Sites may need to be temporarily consolidated or closed based upon staffing constraints, but parts still must get to the customer! Advanced Multi-Echelon Optimization allows us to evaluate how different distribution networks and the material flows within them impacts inventory cost and network efficiency. It will be a valuable tool in quantifying the tradeoffs between different network strategies.

Customer Expectations and Their Impacts on Level of Service

In discussing budget constraints, we focused on how different levels of inventory and spend impact the achievable level of service. The process can also be run the opposite way. If short term reductions to service goals need to be considered new targets can quickly be run through the optimization engine and supply plan to project the reduction in holdings and spend on parts. The changes to the service goals could be universal or only apply to certain parts, products or customers to evaluate where you take your risk with service delivery and how to manage your customer’s expectations.

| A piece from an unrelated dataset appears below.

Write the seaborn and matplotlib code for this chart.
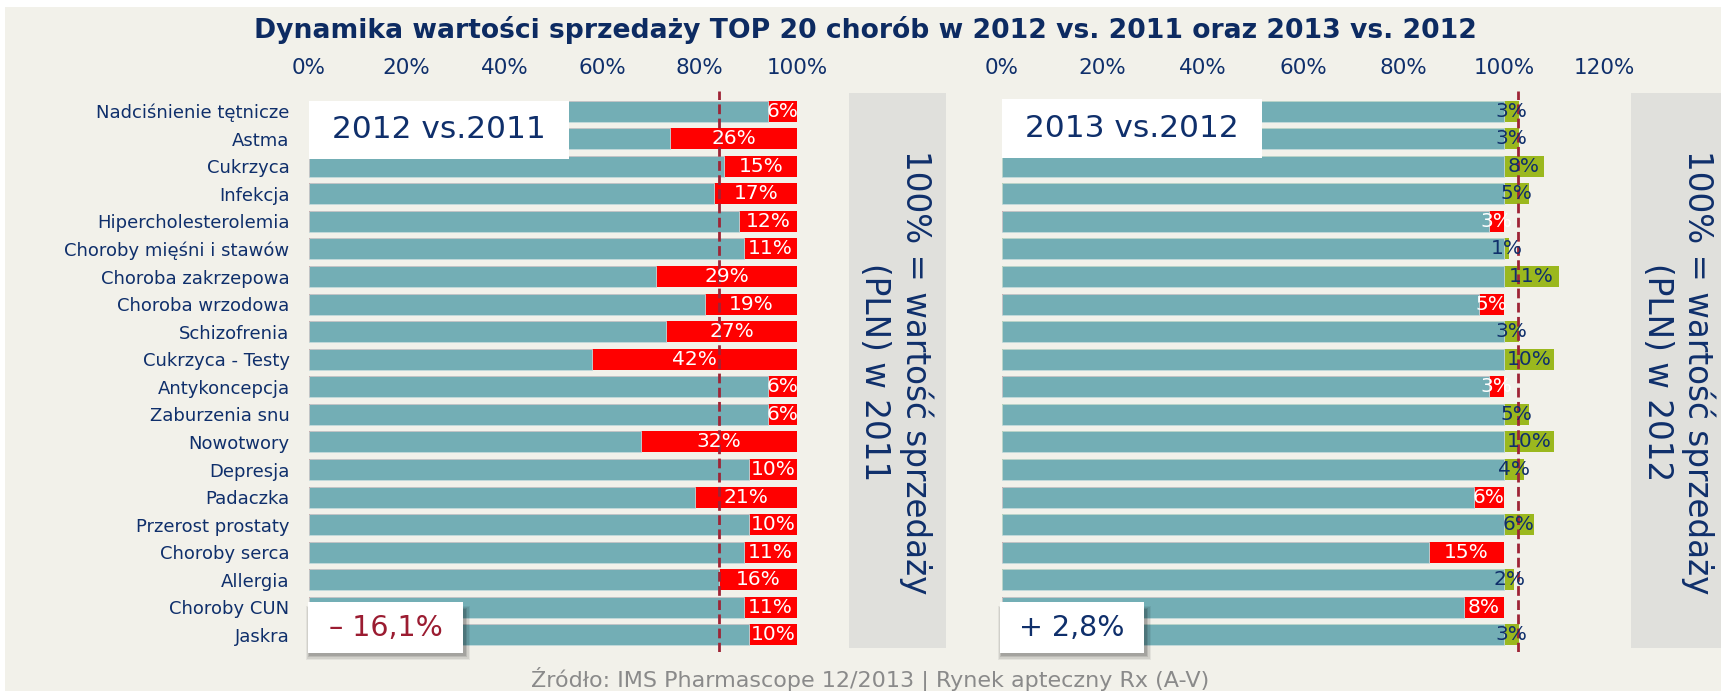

Monitoring the Service Enterprise

Maybe now more than ever it is imperative that we focus on the Key Performance Indicators and other metrics that gauge the health of our supply chains. More is at stake than performance reviews and bonuses. These KPIs monitor service to our customers, changes in demand and our ability to predict it, inventory related financials, lead times and supplier performance. The metrics can highlight opportunities to refine the planning model’s parameters or inputs to best prepare us to weather this horrible storm.

In summary, we cannot act as if it is business as usual because little in business is usual today. Every strategic assumption and input to managing a supply is subject to unforeseen change. Tools that can rapidly evaluate the potential dynamics of these factors are mandatory to efficiently understand impacts of changes and how to develop response and recovery plans.